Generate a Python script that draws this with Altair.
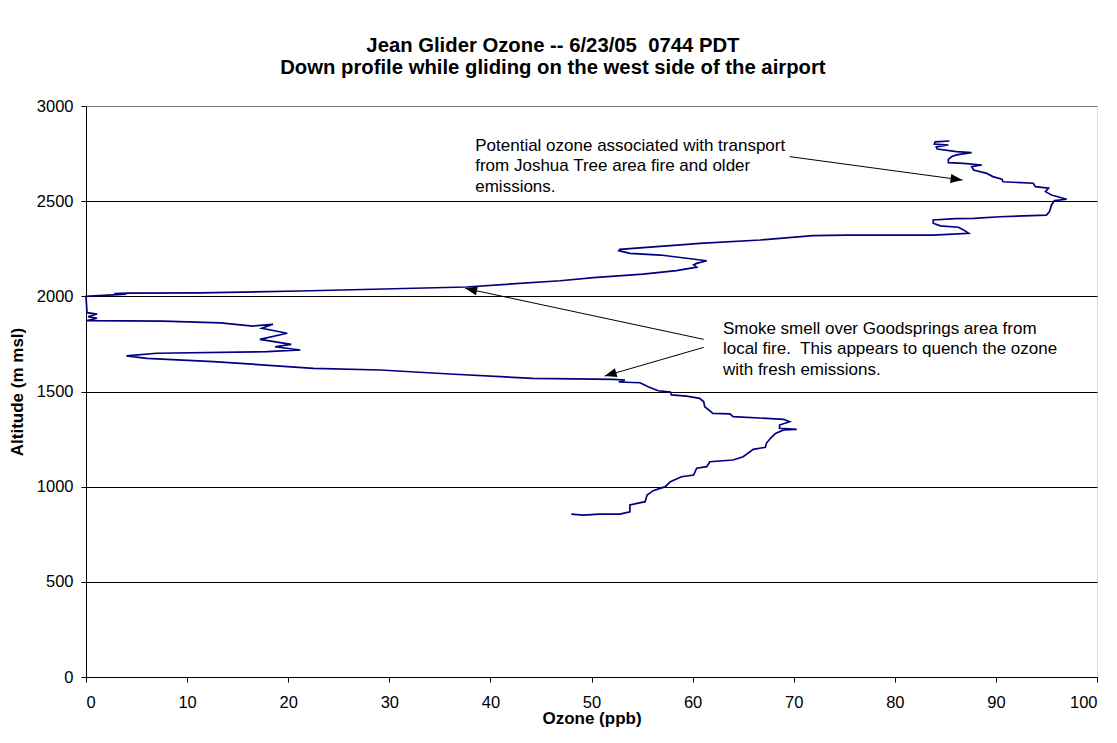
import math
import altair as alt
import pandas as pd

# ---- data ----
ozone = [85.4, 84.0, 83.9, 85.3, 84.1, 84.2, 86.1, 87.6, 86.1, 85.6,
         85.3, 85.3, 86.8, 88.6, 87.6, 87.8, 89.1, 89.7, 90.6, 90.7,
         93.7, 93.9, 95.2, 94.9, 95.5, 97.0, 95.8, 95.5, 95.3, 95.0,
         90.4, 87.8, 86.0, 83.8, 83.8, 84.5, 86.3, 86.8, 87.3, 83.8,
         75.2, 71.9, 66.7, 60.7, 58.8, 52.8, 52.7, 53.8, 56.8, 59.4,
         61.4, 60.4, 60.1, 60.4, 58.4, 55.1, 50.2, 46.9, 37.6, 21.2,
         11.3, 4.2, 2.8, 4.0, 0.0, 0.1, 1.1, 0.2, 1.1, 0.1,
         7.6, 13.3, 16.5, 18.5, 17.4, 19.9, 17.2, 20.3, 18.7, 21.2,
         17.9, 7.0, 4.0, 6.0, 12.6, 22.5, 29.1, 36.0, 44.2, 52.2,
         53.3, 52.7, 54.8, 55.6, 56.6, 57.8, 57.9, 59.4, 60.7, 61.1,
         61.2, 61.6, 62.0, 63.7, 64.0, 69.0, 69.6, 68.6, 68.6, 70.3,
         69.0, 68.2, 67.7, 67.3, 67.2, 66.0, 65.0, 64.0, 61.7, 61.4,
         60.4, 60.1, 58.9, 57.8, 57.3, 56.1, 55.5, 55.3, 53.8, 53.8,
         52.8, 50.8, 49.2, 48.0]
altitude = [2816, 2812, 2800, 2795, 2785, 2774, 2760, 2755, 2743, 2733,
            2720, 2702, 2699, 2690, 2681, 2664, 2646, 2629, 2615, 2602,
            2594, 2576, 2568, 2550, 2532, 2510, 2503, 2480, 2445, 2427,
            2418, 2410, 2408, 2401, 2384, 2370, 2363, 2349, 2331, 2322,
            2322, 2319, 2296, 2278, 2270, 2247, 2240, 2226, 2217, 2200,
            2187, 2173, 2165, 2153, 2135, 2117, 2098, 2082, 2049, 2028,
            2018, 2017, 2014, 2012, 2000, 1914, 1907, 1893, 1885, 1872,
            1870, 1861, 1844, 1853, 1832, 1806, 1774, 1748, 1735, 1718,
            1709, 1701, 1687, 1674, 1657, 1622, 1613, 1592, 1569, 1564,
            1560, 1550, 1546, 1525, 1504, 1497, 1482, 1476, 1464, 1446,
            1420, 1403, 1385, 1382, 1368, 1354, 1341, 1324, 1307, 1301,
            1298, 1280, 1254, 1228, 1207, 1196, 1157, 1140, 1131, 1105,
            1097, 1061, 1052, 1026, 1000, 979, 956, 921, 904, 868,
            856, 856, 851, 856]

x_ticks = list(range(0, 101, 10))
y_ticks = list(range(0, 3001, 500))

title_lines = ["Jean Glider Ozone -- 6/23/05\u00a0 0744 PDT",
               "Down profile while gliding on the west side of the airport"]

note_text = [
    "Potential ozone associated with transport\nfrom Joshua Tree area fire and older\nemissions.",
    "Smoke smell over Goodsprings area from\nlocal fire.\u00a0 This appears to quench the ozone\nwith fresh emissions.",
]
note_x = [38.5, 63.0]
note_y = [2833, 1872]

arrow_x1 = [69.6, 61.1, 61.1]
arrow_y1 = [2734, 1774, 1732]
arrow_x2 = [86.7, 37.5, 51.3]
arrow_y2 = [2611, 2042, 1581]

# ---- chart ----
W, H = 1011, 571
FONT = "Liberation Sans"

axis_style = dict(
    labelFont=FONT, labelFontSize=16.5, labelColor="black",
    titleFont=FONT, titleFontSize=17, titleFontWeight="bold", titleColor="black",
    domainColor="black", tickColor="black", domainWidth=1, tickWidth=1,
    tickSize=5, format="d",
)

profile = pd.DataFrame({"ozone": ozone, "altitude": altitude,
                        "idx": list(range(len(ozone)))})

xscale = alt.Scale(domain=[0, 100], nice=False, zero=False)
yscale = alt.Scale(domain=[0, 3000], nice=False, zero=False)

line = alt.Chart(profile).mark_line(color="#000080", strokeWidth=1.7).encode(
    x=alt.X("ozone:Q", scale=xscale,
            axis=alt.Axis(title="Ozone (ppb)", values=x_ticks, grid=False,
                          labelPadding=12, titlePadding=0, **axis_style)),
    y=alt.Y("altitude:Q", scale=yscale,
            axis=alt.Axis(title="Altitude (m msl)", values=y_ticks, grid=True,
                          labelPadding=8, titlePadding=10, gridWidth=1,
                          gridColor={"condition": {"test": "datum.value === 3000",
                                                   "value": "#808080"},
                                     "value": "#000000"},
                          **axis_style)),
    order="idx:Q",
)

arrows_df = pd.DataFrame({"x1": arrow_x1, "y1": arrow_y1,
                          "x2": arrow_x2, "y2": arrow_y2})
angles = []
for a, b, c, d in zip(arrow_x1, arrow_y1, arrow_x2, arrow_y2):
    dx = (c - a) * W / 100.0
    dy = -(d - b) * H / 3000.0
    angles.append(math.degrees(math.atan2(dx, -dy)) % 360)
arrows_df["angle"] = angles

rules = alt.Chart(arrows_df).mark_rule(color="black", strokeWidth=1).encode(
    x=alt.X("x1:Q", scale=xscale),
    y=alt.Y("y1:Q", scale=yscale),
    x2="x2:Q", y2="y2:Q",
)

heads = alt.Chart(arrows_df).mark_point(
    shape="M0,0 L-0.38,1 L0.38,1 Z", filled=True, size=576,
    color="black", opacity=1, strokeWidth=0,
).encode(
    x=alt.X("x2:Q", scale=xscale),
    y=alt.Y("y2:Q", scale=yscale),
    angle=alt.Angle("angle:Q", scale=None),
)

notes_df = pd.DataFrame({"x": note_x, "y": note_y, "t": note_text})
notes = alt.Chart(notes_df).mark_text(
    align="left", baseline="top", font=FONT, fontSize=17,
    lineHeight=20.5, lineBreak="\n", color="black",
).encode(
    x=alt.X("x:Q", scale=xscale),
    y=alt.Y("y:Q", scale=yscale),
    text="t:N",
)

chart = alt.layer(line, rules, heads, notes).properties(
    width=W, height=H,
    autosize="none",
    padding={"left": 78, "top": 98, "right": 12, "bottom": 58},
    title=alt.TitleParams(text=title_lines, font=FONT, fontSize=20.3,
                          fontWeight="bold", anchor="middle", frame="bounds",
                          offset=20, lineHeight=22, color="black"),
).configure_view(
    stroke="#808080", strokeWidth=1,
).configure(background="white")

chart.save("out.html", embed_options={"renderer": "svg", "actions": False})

━━━━

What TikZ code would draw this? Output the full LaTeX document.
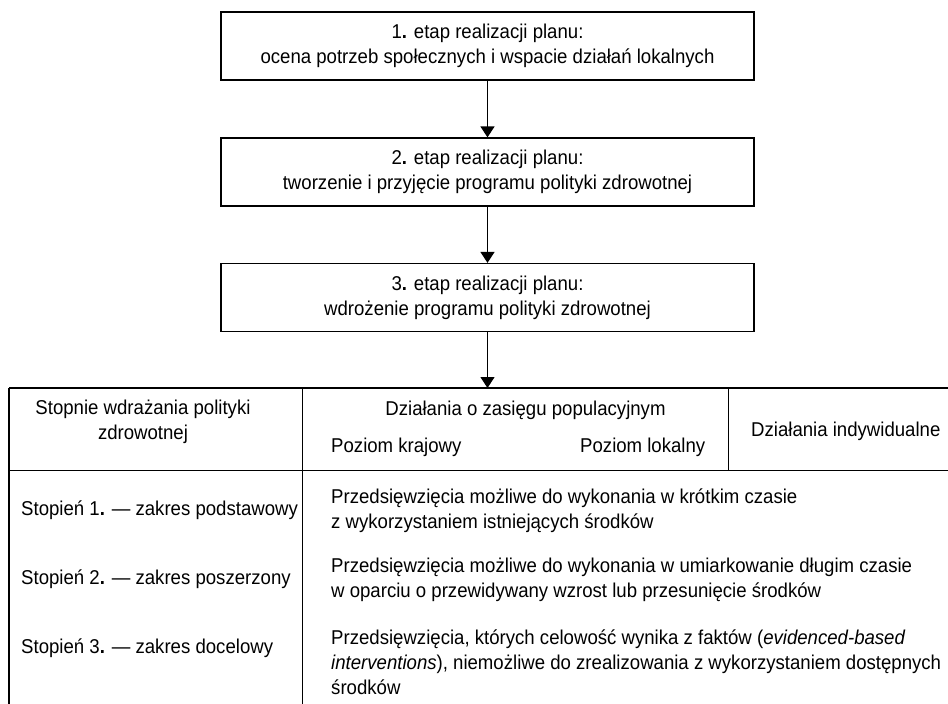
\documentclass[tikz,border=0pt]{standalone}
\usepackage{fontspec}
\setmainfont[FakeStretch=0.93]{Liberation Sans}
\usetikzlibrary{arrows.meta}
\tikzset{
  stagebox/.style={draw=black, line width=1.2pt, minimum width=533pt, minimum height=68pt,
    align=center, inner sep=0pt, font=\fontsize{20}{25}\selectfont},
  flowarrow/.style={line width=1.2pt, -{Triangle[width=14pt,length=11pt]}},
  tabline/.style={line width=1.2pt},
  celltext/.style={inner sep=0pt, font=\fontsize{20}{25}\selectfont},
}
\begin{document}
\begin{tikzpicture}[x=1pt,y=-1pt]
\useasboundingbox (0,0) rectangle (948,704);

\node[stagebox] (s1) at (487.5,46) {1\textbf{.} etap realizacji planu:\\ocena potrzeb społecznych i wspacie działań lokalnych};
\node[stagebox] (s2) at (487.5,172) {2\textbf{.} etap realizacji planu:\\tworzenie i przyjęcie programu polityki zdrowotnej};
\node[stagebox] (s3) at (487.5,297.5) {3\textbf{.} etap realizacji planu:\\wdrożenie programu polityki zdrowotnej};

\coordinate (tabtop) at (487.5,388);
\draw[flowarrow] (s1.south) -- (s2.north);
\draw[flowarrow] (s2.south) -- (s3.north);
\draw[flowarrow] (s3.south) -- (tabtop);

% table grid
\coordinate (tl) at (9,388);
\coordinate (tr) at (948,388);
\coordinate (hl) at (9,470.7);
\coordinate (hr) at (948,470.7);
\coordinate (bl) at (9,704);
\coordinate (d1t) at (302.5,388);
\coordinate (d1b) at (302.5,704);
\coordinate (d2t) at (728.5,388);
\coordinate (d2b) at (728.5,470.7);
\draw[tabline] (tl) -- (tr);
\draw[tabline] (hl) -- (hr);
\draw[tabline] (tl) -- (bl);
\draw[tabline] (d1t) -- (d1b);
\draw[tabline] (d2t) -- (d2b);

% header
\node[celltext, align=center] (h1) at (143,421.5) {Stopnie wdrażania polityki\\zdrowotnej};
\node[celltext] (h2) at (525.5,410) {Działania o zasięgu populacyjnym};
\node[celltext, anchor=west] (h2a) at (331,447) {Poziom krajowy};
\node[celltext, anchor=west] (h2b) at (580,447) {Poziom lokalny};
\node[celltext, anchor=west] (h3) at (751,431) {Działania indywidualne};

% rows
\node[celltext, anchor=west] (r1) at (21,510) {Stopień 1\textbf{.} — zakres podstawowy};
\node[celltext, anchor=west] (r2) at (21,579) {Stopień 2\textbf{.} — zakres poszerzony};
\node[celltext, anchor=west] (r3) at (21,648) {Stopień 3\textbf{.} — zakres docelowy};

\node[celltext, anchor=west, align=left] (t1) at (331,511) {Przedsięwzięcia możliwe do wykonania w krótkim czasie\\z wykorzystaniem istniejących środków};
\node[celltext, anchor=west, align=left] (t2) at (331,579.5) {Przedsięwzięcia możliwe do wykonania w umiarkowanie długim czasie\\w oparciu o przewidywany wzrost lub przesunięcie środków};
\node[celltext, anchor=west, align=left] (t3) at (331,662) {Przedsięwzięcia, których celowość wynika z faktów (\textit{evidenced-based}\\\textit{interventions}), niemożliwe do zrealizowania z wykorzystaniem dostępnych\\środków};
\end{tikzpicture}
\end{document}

━━━━

#### PROMPT:
Pictures in the material above should be skipped; print exactly the lines from the one with "What TikZ code" through the one with "(0,0) rectangle (948,704);".

#### RESULT:
What TikZ code would draw this? Output the full LaTeX document.
\documentclass[tikz,border=0pt]{standalone}
\usepackage{fontspec}
\setmainfont[FakeStretch=0.93]{Liberation Sans}
\usetikzlibrary{arrows.meta}
\tikzset{
  stagebox/.style={draw=black, line width=1.2pt, minimum width=533pt, minimum height=68pt,
    align=center, inner sep=0pt, font=\fontsize{20}{25}\selectfont},
  flowarrow/.style={line width=1.2pt, -{Triangle[width=14pt,length=11pt]}},
  tabline/.style={line width=1.2pt},
  celltext/.style={inner sep=0pt, font=\fontsize{20}{25}\selectfont},
}
\begin{document}
\begin{tikzpicture}[x=1pt,y=-1pt]
\useasboundingbox (0,0) rectangle (948,704);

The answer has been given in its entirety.